Analysis

Making sense of the sedra: Women of Worth

In our thought-provoking new series, rabbis and rebbetzen relate the week’s parsha to the way we live today

In this week’s Parsha, Ki Tisa, we learn that after the Jews left Egypt, God commanded them to build a Mishkan, a portable Temple, which they were to take with them on their journeys through the Sinai desert. Part of the Mishkan layout was the kiyor, a large copper water basin in the forecourt. It was filled with water every morning so that the priests could pour water over their hands and feet before they performed the day’s Temple rituals.

When Moses appealed to the people for donations of precious metal for the construction of the Mishkan, many women brought their copper mirrors to be used as building materials. When Moses saw these, he thought: “How can I accept them? Women use them to beautify themselves and to be attractive to men.”
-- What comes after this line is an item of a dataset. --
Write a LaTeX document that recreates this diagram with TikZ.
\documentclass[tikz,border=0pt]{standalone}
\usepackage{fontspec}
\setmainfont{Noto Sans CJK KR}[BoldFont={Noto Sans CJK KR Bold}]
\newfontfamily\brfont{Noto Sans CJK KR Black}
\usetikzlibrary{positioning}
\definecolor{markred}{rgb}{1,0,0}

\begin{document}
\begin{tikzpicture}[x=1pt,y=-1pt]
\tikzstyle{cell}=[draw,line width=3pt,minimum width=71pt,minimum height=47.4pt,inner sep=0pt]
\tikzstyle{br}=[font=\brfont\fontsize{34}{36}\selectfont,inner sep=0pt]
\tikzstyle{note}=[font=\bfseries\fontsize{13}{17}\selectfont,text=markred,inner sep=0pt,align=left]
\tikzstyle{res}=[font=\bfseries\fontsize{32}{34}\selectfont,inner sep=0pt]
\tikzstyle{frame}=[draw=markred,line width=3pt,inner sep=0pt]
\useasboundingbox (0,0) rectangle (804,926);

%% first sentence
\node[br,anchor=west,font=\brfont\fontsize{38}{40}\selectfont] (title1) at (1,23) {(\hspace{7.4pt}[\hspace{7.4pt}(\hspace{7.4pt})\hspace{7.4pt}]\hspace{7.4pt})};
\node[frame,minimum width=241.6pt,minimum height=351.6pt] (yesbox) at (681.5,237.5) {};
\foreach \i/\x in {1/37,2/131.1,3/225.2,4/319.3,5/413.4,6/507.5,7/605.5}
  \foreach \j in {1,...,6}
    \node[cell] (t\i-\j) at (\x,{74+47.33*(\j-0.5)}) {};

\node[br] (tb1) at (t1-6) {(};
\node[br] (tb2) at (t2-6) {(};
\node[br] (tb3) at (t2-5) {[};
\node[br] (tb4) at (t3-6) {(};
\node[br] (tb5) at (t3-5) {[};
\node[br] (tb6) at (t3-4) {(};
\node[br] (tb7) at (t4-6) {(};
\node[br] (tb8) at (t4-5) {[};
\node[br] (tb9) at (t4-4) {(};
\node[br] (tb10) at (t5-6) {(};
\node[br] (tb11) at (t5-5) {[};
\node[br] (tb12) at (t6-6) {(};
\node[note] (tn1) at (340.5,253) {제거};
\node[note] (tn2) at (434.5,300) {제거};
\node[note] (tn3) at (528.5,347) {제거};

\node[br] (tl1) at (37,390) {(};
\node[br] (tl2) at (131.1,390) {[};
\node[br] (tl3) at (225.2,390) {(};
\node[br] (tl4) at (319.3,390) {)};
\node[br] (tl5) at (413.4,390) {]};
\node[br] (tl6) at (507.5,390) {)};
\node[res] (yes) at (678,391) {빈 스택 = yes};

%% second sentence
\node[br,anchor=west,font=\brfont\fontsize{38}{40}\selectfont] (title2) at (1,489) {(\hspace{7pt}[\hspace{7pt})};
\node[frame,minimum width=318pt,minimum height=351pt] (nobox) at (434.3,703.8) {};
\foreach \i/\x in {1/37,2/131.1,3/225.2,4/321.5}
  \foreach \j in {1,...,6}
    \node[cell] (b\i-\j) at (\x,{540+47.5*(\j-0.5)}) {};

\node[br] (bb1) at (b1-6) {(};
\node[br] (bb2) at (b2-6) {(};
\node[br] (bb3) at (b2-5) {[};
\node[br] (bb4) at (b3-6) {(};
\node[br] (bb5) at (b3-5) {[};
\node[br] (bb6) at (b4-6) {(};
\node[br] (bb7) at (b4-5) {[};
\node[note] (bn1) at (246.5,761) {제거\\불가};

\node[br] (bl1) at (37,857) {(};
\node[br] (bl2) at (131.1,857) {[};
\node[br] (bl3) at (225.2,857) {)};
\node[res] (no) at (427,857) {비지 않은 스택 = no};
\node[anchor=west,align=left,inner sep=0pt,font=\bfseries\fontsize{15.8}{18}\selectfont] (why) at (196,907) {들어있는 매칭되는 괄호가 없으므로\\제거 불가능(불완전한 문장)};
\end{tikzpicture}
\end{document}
God rebuked Moses for seeking to reject these gifts. The Jewish women used them not for immorality but to be attractive to their own husbands. The men were so exhausted and demoralised by the slavery in Egypt that they no longer had any regard for their wives. The future of the next generation of the Jewish people hung in the balance.

The midrash [interpretation] teaches that the Jewish women used their mirrors to reawaken their husbands’ attention. They sat with their husbands and looked at their reflections, saying: “I look nicer than you!” This breathed new life into their relationships, and babies were born
as a result.

God commanded Moses: “The mirrors were used for beauty and spirituality and will have an honoured place in my holy dwelling place.”

It is a tragic reflection on our society that women are still so at risk that our Parliament is currently debating whether misogyny ought to be classed as a hate crime.

Feminine beauty, which the Torah presents as a key to holiness is, for some, a cue for immorality and assault.

Women are the people who are naturally the closest to God’s own standard of perfection, and a man who harms or insults a woman tramples underfoot the natural perfection that God has granted to him as
a guide.

But we Jews still nurture the spirituality of the kiyor in our daily routine. Every morning, we wash our hands in the same way as the priests did on entering the Temple.

A memory of the kiyor’s respect for proper feminine beauty starts off every Jewish day, and we are reminded each day of the holiness of every woman.